The IMF executive board is likely to approve the final disbursement of $1.1 billion later this month under the existing $3 billion SBA loan facility.

Pakistan recently repaid a $1 billion overseas bond after it closely averted a default on its debt last year and does not anticipate any significant currency devaluation as part of its negotiations with the IMF to unlock billions of dollars in lending and bolster its economic reform agenda.

“There will be no reason for the rupee to depreciate more than the range of about 6% to 8% seen in a typical year,” the finance minister said.

While massive devaluations had accompanied some of Pakistan’s previous IMF loans and are often a condition of the crisis lender’s programs globally, nothing comparable should be necessary this time around, he said.

“I don’t see the need for any step change,” Aurangzeb said, citing solid foreign exchange reserves, a stable currency, rising remittances, and steady exports. “The only thing which can be a wild card, although in our projections, we should be OK, is the oil price.”

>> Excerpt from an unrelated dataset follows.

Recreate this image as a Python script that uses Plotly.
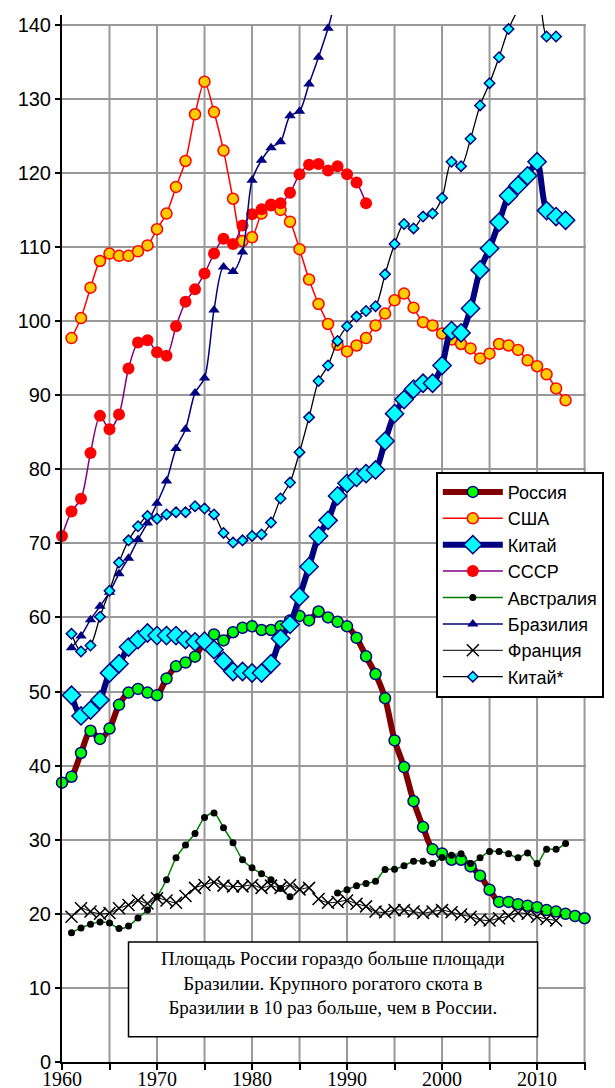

The finance minister said Pakistan’s newly elected government was looking to bolster industries including agriculture and information technology with support that it hoped would help push the economy’s growth above 4 percent in the coming years.

The nascent government is making strides to steer the country out of a high-inflation and low-growth pattern, broadening the tax base, improving debt sustainability, and restoring viability to the energy sector.